As a serial tweeter, deactivating my account was a reluctant but necessary move, because it’s the only thing that can really stick to Elon Musk.
The irony of sitting at my desk writing this, is I would usually then use Twitter to plug the piece, but alas, I like many others, no longer feel comfortable on the social media site.
Elon Musk is now running Twitter with ad-hoc decisions based on straw polls and impulsive judgments, claiming an unbound commitment to free speech is driving the changes.
The problem is, he’s turning Twitter into a free-for-all, allowing people back onto the site who have a history of sharing hateful messages and inciting violence.
From the moment Musk took over, the impact on advertisers was a big focus, and that’s why Twitter users who disagree with the direction have only one real course of action: to leave.
While I will almost certainly re-activate my account at some point in the future, I can’t help but feel if enough people leave, even temporarily, it can have a real impact on Musk’s way of thinking.

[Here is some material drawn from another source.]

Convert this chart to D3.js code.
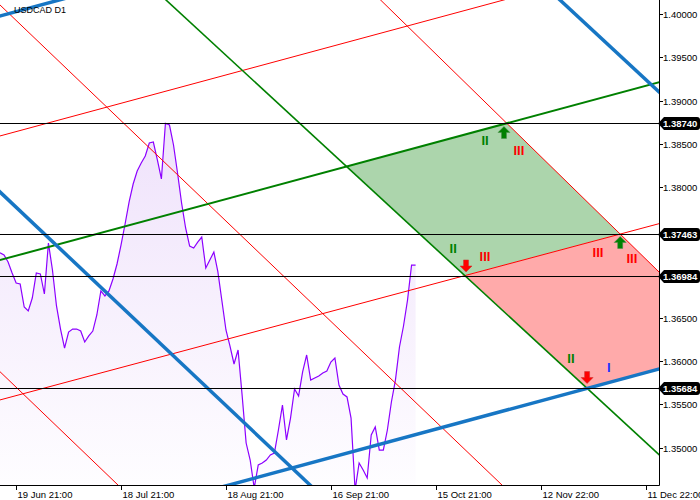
<!DOCTYPE html>
<html><head><meta charset="utf-8">
<script src="https://cdn.jsdelivr.net/npm/d3@7"></script>
<style>body{margin:0;background:#fff;} svg{display:block;font-family:"Liberation Sans",Arial,sans-serif;}</style>
</head><body><svg id="c" width="700" height="500"></svg>
<script>
// ---- data ----
const symbolTitle = "USDCAD D1";
const closes = [1.37248,1.37222,1.37141,1.37014,1.36899,1.36887,1.36622,1.36576,1.36726,1.37014,
1.37003,1.36772,1.37360,1.37049,1.36634,1.36368,1.36149,1.36334,1.36368,1.36368,
1.36345,1.36219,1.36288,1.36345,1.36530,1.36807,1.36749,1.36807,1.36945,1.37118,
1.37337,1.37579,1.37833,1.38040,1.38190,1.38282,1.38363,1.38513,1.38524,1.38317,
1.38098,1.38740,1.38720,1.38490,1.38167,1.37821,1.37533,1.37325,1.37302,1.37371,
1.37429,1.37072,1.37164,1.37256,1.37026,1.36691,1.36357,1.36172,1.35965,1.36126,
1.35608,1.35054,1.34858,1.34535,1.34801,1.34824,1.34858,1.34916,1.34939,1.35204,
1.35492,1.35089,1.35342,1.35677,1.35596,1.35873,1.36069,1.35780,1.35804,1.35827,
1.35861,1.35884,1.35988,1.36034,1.35723,1.35619,1.35585,1.35342,1.34512,1.34824,
1.34743,1.34651,1.35146,1.35239,1.34973,1.34973,1.35204,1.35527,1.35780,1.36161,
1.36403,1.36703,1.37106,1.37106];
const barDomain = [0, 163.32];
const priceDomain = [1.345700, 1.401614];
const priceTicks = [1.35,1.355,1.36,1.365,1.38,1.385,1.39,1.395,1.40];
const levels = [1.38740,1.37463,1.36984,1.35684];
const dateTickBars = [4,30,56,82,108,134,160];
const dateTickLabels = ["19 Jun 21:00","18 Jul 21:00","18 Aug 21:00","16 Sep 21:00","15 Oct 21:00","12 Nov 22:00","11 Dec 22:00"];
// lines as two points [bar, price]
const blueTop   = [[0,1.39977],[163.32,1.42028]];
const redTop    = [[0,1.38594],[163.32,1.40645]];
const greenAsc  = [[0,1.37163],[163.32,1.39214]];
const redMid    = [[115.2,1.36984],[153.7,1.37463]];
const blueBot   = [[0,1.33857],[145.5,1.35684]];
const blueDesc1 = [[0,1.37948],[163.32,1.30768]];
const blueDesc2 = [[138.79,1.401614],[163.32,1.39102]];
const greenDesc = [[115.2,1.36984],[145.5,1.35684]];
const redA      = [[0,1.40104],[124.41,1.34570]];
const redB      = [[0,1.35876],[29.24,1.34570]];
const redC      = [[125.6,1.38740],[153.7,1.37463]];
const upArrows   = [[124.9,1.38634],[153.7,1.37366]];
const downArrows = [[115.5,1.37095],[145.5,1.35809]];
const greenNumerals = [[120.2,1.38536,"II"],[112.3,1.37302,"II"],[141.5,1.36034,"II"]];
const redNumerals   = [[128.6,1.38421,"III"],[120.2,1.37199,"III"],[148.2,1.37256,"III"],[156.6,1.37187,"III"]];
const blueNumerals  = [[150.9,1.35919,"I"]];

// ---- drawing ----
const W = 659, H = 485;
const svg = d3.select("#c");
const x = d3.scaleLinear().domain(barDomain).range([0, W]);
const y = d3.scaleLinear().domain(priceDomain).range([H, 0]);

const defs = svg.append("defs");
defs.append("clipPath").attr("id","plot").append("rect").attr("x",0).attr("y",0).attr("width",W).attr("height",H);
const grad = defs.append("linearGradient").attr("id","pg").attr("gradientUnits","userSpaceOnUse")
  .attr("x1",0).attr("x2",0).attr("y1",120).attr("y2",H);
grad.append("stop").attr("offset","0").attr("stop-color","#efe2fb");
grad.append("stop").attr("offset","1").attr("stop-color","#fefdff");

const plot = svg.append("g").attr("clip-path","url(#plot)");

function priceAt(l, b){ const [[b1,p1],[b2,p2]] = l; return p1 + (p2-p1)*(b-b1)/(b2-b1); }
function inter(l1, l2){
  const s1 = (l1[1][1]-l1[0][1])/(l1[1][0]-l1[0][0]);
  const s2 = (l2[1][1]-l2[0][1])/(l2[1][0]-l2[0][0]);
  const c1 = l1[0][1]-s1*l1[0][0], c2 = l2[0][1]-s2*l2[0][0];
  const b = (c2-c1)/(s1-s2);
  return [b, c1+s1*b];
}

// price area + line
const idx = closes.map((c,i)=>i);
plot.append("path").datum(idx)
  .attr("d", d3.area().x(i=>x(i)).y0(H).y1(i=>y(closes[i])))
  .attr("fill","url(#pg)");

// zones
const bMax = barDomain[1];
const greenZone = [inter(greenAsc,greenDesc), inter(greenAsc,redC), inter(redC,redMid), inter(redMid,greenDesc)];
const redZone = [inter(redMid,greenDesc), inter(redMid,redC), [bMax, priceAt(redC,bMax)], [bMax, priceAt(blueBot,bMax)], inter(blueBot,greenDesc)];
const poly = d3.line().x(d=>x(d[0])).y(d=>y(d[1]));
plot.append("path").attr("d", poly(greenZone)+"Z").attr("fill","#acd5ac");
plot.append("path").attr("d", poly(redZone)+"Z").attr("fill","#ffaaaa");

plot.append("path").datum(idx)
  .attr("d", d3.line().x(i=>x(i)).y(i=>y(closes[i])))
  .attr("fill","none").attr("stroke","#8c00ff").attr("stroke-width",1.2);

function drawLine(l, color, width){
  const b0 = -20, b1 = 185;
  plot.append("line")
    .attr("x1", x(b0)).attr("y1", y(priceAt(l,b0)))
    .attr("x2", x(b1)).attr("y2", y(priceAt(l,b1)))
    .attr("stroke", color).attr("stroke-width", width);
}
[redTop, redMid, redA, redB, redC].forEach(l=>drawLine(l,"#ff0000",1));
[greenAsc].forEach(l=>drawLine(l,"#008000",2));
[greenDesc].forEach(l=>drawLine(l,"#008000",1.6));
[blueTop, blueBot, blueDesc1, blueDesc2].forEach(l=>drawLine(l,"#1776c4",3.5));

// horizontal levels
plot.selectAll(".lvl").data(levels).enter().append("line")
  .attr("x1",0).attr("x2",W).attr("y1",d=>Math.round(y(d))+0.5).attr("y2",d=>Math.round(y(d))+0.5)
  .attr("stroke","#000").attr("stroke-width",1);

// arrows
const upPath = "M0,-6 L6,0 L2.5,0 L2.5,6 L-2.5,6 L-2.5,0 L-6,0 Z";
const downPath = "M0,6 L6,0 L2.5,0 L2.5,-6 L-2.5,-6 L-2.5,0 L-6,0 Z";
plot.selectAll(".ua").data(upArrows).enter().append("path")
  .attr("d",upPath).attr("transform",d=>`translate(${x(d[0])},${y(d[1])})`)
  .attr("fill","#008000").attr("stroke","#4c8c4c").attr("stroke-width",0.5);
plot.selectAll(".da").data(downArrows).enter().append("path")
  .attr("d",downPath).attr("transform",d=>`translate(${x(d[0])},${y(d[1])})`)
  .attr("fill","#ff0000").attr("stroke","#c83030").attr("stroke-width",0.5);

// numerals
function numerals(arr, color){
  plot.selectAll(null).data(arr).enter().append("text")
    .attr("x",d=>x(d[0])).attr("y",d=>y(d[1])).attr("text-anchor","middle")
    .attr("dominant-baseline","central").attr("font-size",13).attr("font-weight","bold")
    .attr("fill",color).text(d=>d[2]);
}
numerals(greenNumerals,"#008000");
numerals(redNumerals,"#ff0000");
numerals(blueNumerals,"#1a33ff");

// title
svg.append("text").attr("x",14).attr("y",12.5).attr("font-size",9).attr("fill","#000").text(symbolTitle);

// axes
svg.append("line").attr("x1",W+0.5).attr("x2",W+0.5).attr("y1",0).attr("y2",H+0.5).attr("stroke","#000");
svg.append("line").attr("x1",0).attr("x2",W+0.5).attr("y1",H+0.5).attr("y2",H+0.5).attr("stroke","#000");

const yt = svg.append("g");
priceTicks.forEach(p=>{
  const py = Math.round(y(p))+0.5;
  yt.append("line").attr("x1",W).attr("x2",W+4).attr("y1",py).attr("y2",py).attr("stroke","#000");
  yt.append("text").attr("x",W+4).attr("y",py).attr("dominant-baseline","central")
    .attr("font-size",9.5).attr("fill","#000").text(p.toFixed(5));
});
levels.forEach(p=>{
  const py = Math.round(y(p))+0.5;
  yt.append("path").attr("d",`M${W-1},${py} L${W+5},${py-6.5} L${697},${py-6.5} Q700,${py-6.5} 700,${py-3.5} L700,${py+3.5} Q700,${py+6.5} 697,${py+6.5} L${W+5},${py+6.5} Z`)
    .attr("fill","#000");
  yt.append("text").attr("x",W+4).attr("y",py).attr("dominant-baseline","central")
    .attr("font-size",9.5).attr("fill","#fff").attr("font-weight","bold").text(p.toFixed(5));
});

const xt = svg.append("g");
dateTickBars.forEach((b,i)=>{
  const px = Math.round(x(b))+0.5;
  xt.append("line").attr("x1",px).attr("x2",px).attr("y1",H).attr("y2",H+5).attr("stroke","#000");
  xt.append("text").attr("x",px+1).attr("y",H+12.5).attr("font-size",9.5).attr("fill","#000").text(dateTickLabels[i]);
});
</script></body></html>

He has already stalled on various pledges, including his $8 verification roll-out which was first lowered from a much higher price, then delayed, and now will take the form of different colour ticks for different types of users.
This week it was announced that more than a third of Twitter’s top 100 marketers have not advertised on the Elon Musk site in the last two weeks, according to analysis from the Washington Post.
The fact is, advertisers want to spend money where there are eyeballs. What Musk is doing, is shaking up the status quo, and at least in the short term, it is disruptive and some of the decisions are not the best.
Allowing back Donald Trump is a terrible idea. Reinstating Kanye West, is also a terrible idea. Who next? Katie Hopkins? Maybe some other far-right or neo-Nazi accounts which have been kicked off in the past for good reason?
Earlier in the week, Musk tweeted out a poll saying: “Should Twitter offer a general amnesty to suspended accounts, provided that they have not broken the law or engaged in egregious spam?”
More than 3m people voted, and 72 per cent said they agreed there should be an amnesty.
The problem is, Donald Trump has already has his account reinstated, and he is accused of breaking the law.
And anyway, what law? Twitter isn’t a country. Twitter spans the whole world. What if someone is a Holocaust denier, would they be allowed to tweet in Germany?
Musk said “The people have spoken. Amnesty begins next week”, but at no stage is there any kind of accountability for who voted in this poll. What if spam accounts voted, with a view to reinstating harmful actors on the Twittersphere.
This approach to change on Twitter, is fundamentally driven by populism and chaos. Polls, memes and gifs is no way to run the organ of information in the 21st century.
I won’t be joining ‘Mastodon’, because it’s rubbish. But hopefully enough people will vote with their feet and log off, to put pressure on Musk through advertisers abandoning him.